With plants at the forefront — and in the name — the successful chain takes a more innovative and indulgent approach to vegan dishes, offering a vibrant mix of pan-Latin options that are alternatives to popular comfort foods. Think Spicy Tuna Tacos made with ahi watermelon, Udon noodles made with truffle mushroom cream, and the cult-loved Bang Bang Broccoli. “Nowhere in our marketing or on our menu do we tell you that you’re eating at a vegan restaurant,” says Salm. “So you just come in and you sit down and realize, ‘Oh, there’s sushi here’ or ‘there’s a burger here.’”
Salm recognizes that PLANTA’s rapid growth and success are a response to the undeniable demand for plant-based fine dining options. “I think that people have a very different behavior towards all things health and wellness, compared to 10 years ago, compared to 20 years ago,” he notes. “Exercise was never really part of people’s routine by way of doing climbing classes and Pilates classes and having home gyms that are with instructors. So you also have to take a step back and realize where we’ve gone as a society. A friend of mine that works for a very large fashion brand calls it ‘wealthness’ because there is this big push towards leading with health and wellness as the luxury entry point, which never really had a moment before.”

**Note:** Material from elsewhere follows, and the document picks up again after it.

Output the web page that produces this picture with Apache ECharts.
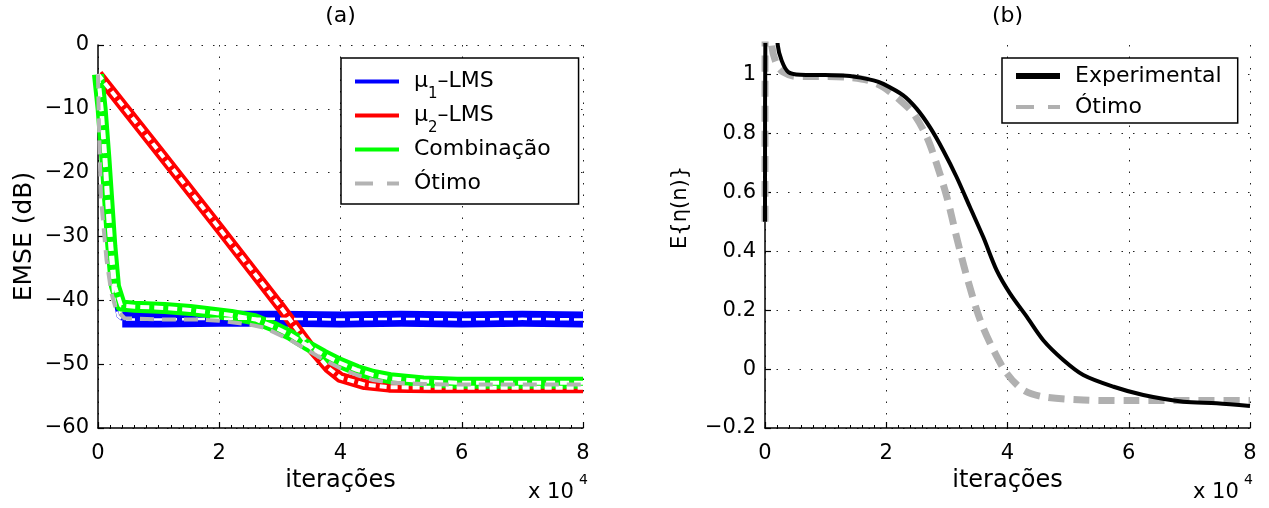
<!DOCTYPE html>
<html>
<head>
<meta charset="utf-8">
<script src="https://cdn.jsdelivr.net/npm/echarts@6/dist/echarts.min.js"></script>
<style>html,body{margin:0;padding:0;background:#fff}#c{width:1269px;height:508px}</style>
</head>
<body>
<div id="c"></div>
<script>
// ---------- data (x in units of 10^4 iterations) ----------
// Panel (a): EMSE (dB)
const mu1TransX = [0, 0.04, 0.11, 0.165, 0.25, 0.33, 0.40];
const mu1TransY = [-4.6, -10, -20, -28.4, -38.8, -42.5, -43.0];
const mu1SteadyX = [0.40, 1, 2, 3, 4, 5, 6, 7, 8];
const mu1SteadyY = [-43.0, -43.0, -42.9, -42.9, -43.0, -42.9, -43.0, -42.9, -43.0];
const mu2X = [0, 1, 2, 3, 3.5, 3.8, 4.0, 4.4, 4.8, 5.5, 6.5, 8];
const mu2Y = [-4.6, -16.6, -28.7, -40.9, -47.3, -50.6, -52.1, -53.2, -53.6, -53.7, -53.7, -53.7];
const combX = [0, 0.06, 0.12, 0.17, 0.22, 0.28, 0.38, 0.6, 1.1, 1.52, 2.2, 2.6, 2.89, 3.17, 3.44, 3.72, 3.99, 4.27, 4.54, 4.82, 5.37, 5.92, 7, 8];
const combY = [-4.6, -10, -17.5, -24.5, -31.5, -37.8, -40.8, -41.0, -41.2, -41.5, -42.3, -43.0, -44.1, -45.4, -47.0, -48.5, -49.8, -50.9, -51.7, -52.2, -52.7, -52.9, -52.9, -52.9];
const optAX = [0, 0.01, 0.03, 0.05, 0.08, 0.14, 0.22, 0.30, 0.44, 1.0, 1.65, 2.0, 2.5, 2.75, 3.17, 3.44, 3.72, 3.99, 4.27, 4.54, 4.82, 5.37, 6, 8];
const optAY = [-4.6, -10, -18, -24, -27.3, -33.6, -38.8, -41.5, -42.8, -43.0, -43.0, -43.2, -43.8, -44.3, -46.2, -47.7, -49.3, -50.6, -51.7, -52.5, -52.9, -53.1, -53.2, -53.2];
// Panel (b): E{eta(n)}
const expX = [0, 0.01, 0.15, 0.21, 0.275, 0.385, 0.58, 1.0, 1.4, 1.79, 1.95, 2.28, 2.50, 2.72, 2.94, 3.16, 3.38, 3.60, 3.82, 4.04, 4.32, 4.59, 4.92, 5.25, 5.75, 6.24, 6.90, 7.45, 8.0];
const expY = [0.5, 1.3, 1.3, 1.1, 1.047, 1.008, 0.999, 0.998, 0.995, 0.98, 0.968, 0.929, 0.884, 0.821, 0.742, 0.652, 0.550, 0.448, 0.336, 0.257, 0.177, 0.098, 0.031, -0.020, -0.060, -0.088, -0.111, -0.116, -0.125];
const optBX = [0, 0.005, 0.08, 0.11, 0.19, 0.30, 0.52, 1.0, 1.40, 1.7, 1.95, 2.23, 2.45, 2.67, 2.83, 3.00, 3.16, 3.33, 3.55, 3.77, 3.99, 4.26, 4.59, 5.25, 6.0, 7.0, 8.0];
const optBY = [0.5, 1.3, 1.3, 1.1, 1.036, 1.008, 0.993, 0.993, 0.99, 0.98, 0.957, 0.912, 0.867, 0.787, 0.697, 0.584, 0.448, 0.313, 0.166, 0.064, -0.015, -0.071, -0.094, -0.105, -0.107, -0.107, -0.107];
// axes / labels
const xRange = [0, 8];        // ×10^4
const yRangeA = [-60, 0];
const yRangeB = [-0.2, 1.1];
const xStep = 2, yStepA = 10, yStepB = 0.2;
const legendA = ['mu1', 'mu2', 'comb', 'otimoA'];
const legendB = ['exp', 'otimoB'];
const titles = ['(a)', '(b)'];
const xName = 'iterações';
const yNameA = 'EMSE (dB)';
const yNameB = 'E{η(n)}';

// ---------- helpers ----------
const pairs = (xs, ys) => xs.map((x, i) => [x, ys[i]]);
const FONT = 'DejaVu Sans';
const fmt = v => String(Math.round(v * 10) / 10).replace('-', '\u2212');
const dotted = { show: true, lineStyle: { color: '#222', width: 1, type: [1.5, 10] } };

function xAxis(gi) {
  return {
    type: 'value', gridIndex: gi, min: xRange[0], max: xRange[1], interval: xStep,
    name: xName, nameLocation: 'middle', nameGap: 36,
    nameTextStyle: { fontFamily: FONT, fontSize: 24, color: '#000' },
    axisLine: { show: true, onZero: false, lineStyle: { color: '#000', width: 1.5 } },
    axisTick: { show: true, inside: true, length: 6, lineStyle: { color: '#000', width: 1.2 } },
    minorTick: { show: true, splitNumber: 10, length: 3, lineStyle: { color: '#000', width: 1 } },
    axisLabel: { fontFamily: FONT, fontSize: 21, color: '#000', margin: 15, formatter: fmt },
    splitLine: dotted
  };
}
function yAxis(gi, r, step, name, gap, nameStyle) {
  return {
    type: 'value', gridIndex: gi, min: r[0], max: r[1], interval: step,
    name: name, nameLocation: 'middle', nameGap: gap,
    nameTextStyle: Object.assign({ fontFamily: FONT, color: '#000' }, nameStyle),
    axisLine: { show: true, onZero: false, lineStyle: { color: '#000', width: 1.5 } },
    axisTick: { show: true, inside: true, length: 6, lineStyle: { color: '#000', width: 1.2 } },
    axisLabel: { fontFamily: FONT, fontSize: 21, color: '#000', margin: 9, formatter: fmt, showMaxLabel: r[1] % step === 0 },
    splitLine: Object.assign({ showMaxLine: r[1] === 0 }, dotted)
  };
}
function line(name, xi, data, color, width, type, extra) {
  return Object.assign({
    type: 'line', name: name, xAxisIndex: xi, yAxisIndex: xi, data: data,
    showSymbol: false, symbol: 'none', silent: true, animation: false,
    lineStyle: { color: color, width: width, type: type || 'solid', join: 'round', cap: 'butt' },
    itemStyle: { color: color }
  }, extra || {});
}
const rich = {
  m0: { fontFamily: FONT, fontSize: 22, color: '#000', lineHeight: 26, padding: [0, 0, 0, 10] },
  m: { fontFamily: FONT, fontSize: 22, color: '#000', lineHeight: 26 },
  s: { fontFamily: FONT, fontSize: 15, color: '#000', lineHeight: 26, padding: [26, 0, 0, 0] }
};
const labelText = {
  mu1: '{m0|μ}{s|1}{m|–LMS}', mu2: '{m0|μ}{s|2}{m|–LMS}', comb: '{m0|Combinação}{s| }',
  otimoA: '{m0|Ótimo}{s| }', exp: '{m0|Experimental}', otimoB: '{m0|Ótimo}'
};
const legendColor = { mu1: '#0000ff', mu2: '#ff0000', comb: '#00ff00', otimoA: '#b3b3b3', exp: '#000000', otimoB: '#b0b0b0' };
const dashIcon = 'path://M0,0H18V4H0Z M32,0H44V4H32Z';
function legend(names, left, top, pad, gap, ih) {
  return {
    orient: 'vertical', left: left, top: top, padding: pad, itemGap: gap,
    itemWidth: 44, itemHeight: ih, selectedMode: false,
    backgroundColor: '#fff', borderColor: '#000', borderWidth: 1.5, borderRadius: 0,
    data: names.map(n => ({ name: n, icon: n.indexOf('otimo') === 0 ? dashIcon : 'rect',
      itemStyle: { color: legendColor[n], borderWidth: 0 } })),
    formatter: n => labelText[n],
    textStyle: { fontFamily: FONT, fontSize: 22, color: '#000', rich: rich }
  };
}

const chart = echarts.init(document.getElementById('c'), null, { renderer: 'canvas' });
chart.setOption({
  animation: false,
  backgroundColor: '#fff',
  title: [
    { text: titles[0], left: 340.5, top: 5, textAlign: 'center', padding: 0, textStyle: { fontFamily: FONT, fontSize: 22, fontWeight: 'normal', color: '#000' } },
    { text: titles[1], left: 1007.5, top: 5, textAlign: 'center', padding: 0, textStyle: { fontFamily: FONT, fontSize: 22, fontWeight: 'normal', color: '#000' } },
    { text: 'x 10', left: 528, top: 482, padding: 0, textStyle: { fontFamily: FONT, fontSize: 21, fontWeight: 'normal', color: '#000' } },
    { text: '4', left: 579, top: 473, padding: 0, textStyle: { fontFamily: FONT, fontSize: 14, fontWeight: 'normal', color: '#000' } },
    { text: 'x 10', left: 1193, top: 482, padding: 0, textStyle: { fontFamily: FONT, fontSize: 21, fontWeight: 'normal', color: '#000' } },
    { text: '4', left: 1244, top: 473, padding: 0, textStyle: { fontFamily: FONT, fontSize: 14, fontWeight: 'normal', color: '#000' } }
  ],
  grid: [
    { left: 98, top: 45, width: 485, height: 383, containLabel: false },
    { left: 765, top: 45, width: 485, height: 383, containLabel: false }
  ],
  xAxis: [xAxis(0), xAxis(1)],
  yAxis: [
    yAxis(0, yRangeA, yStepA, yNameA, 61, { fontSize: 25 }),
    yAxis(1, yRangeB, yStepB, yNameB, 74, { fontSize: 21, padding: [0, 0, 0, 58] })
  ],
  legend: [
    legend(legendA, 341, 58, [3, 23, 0, 14], -7, 4),
    legend(legendB, 1002, 58, [7, 16, 5, 14], 9, 6)
  ],
  series: [
    line('mu1', 0, pairs(mu1TransX, mu1TransY), '#0000ff', 3),
    line('mu1', 0, pairs(mu1SteadyX, mu1SteadyY), '#0000ff', 16),
    line('mu2', 0, pairs(mu2X, mu2Y), '#ff0000', 11),
    line('comb', 0, pairs(combX, combY), '#00ff00', 12),
    line('mu1 teoria', 0, pairs(mu1TransX, mu1TransY).concat(pairs(mu1SteadyX, mu1SteadyY).slice(1)), '#ffffff', 2.5, [9, 5]),
    line('mu2 teoria', 0, pairs(mu2X, mu2Y), '#ffffff', 4, [7, 4]),
    line('comb teoria', 0, pairs(combX, combY), '#ffffff', 4, [9, 5]),
    line('otimoA', 0, pairs(optAX, optAY), '#b3b3b3', 4, [14, 8]),
    line('otimoB', 1, pairs(optBX, optBY), '#b0b0b0', 7, [16, 9], { smooth: 0.3 }),
    line('exp', 1, pairs(expX, expY), '#000000', 4, 'solid', { smooth: 0.3 })
  ]
});
</script>
</body>
</html>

And while upscale plant-based restaurants are not exactly a solve to the larger food disparities of the world, Humm sticks to a more “hopeful” perspective. “You can go down that path of feeling quite discouraged,” he says. “But in a way, we want to really keep it positive and [be] using our creativity to create beautiful things. And maybe the state of the world is scary, but vegetables are not scary, they’re colorful and delicious.”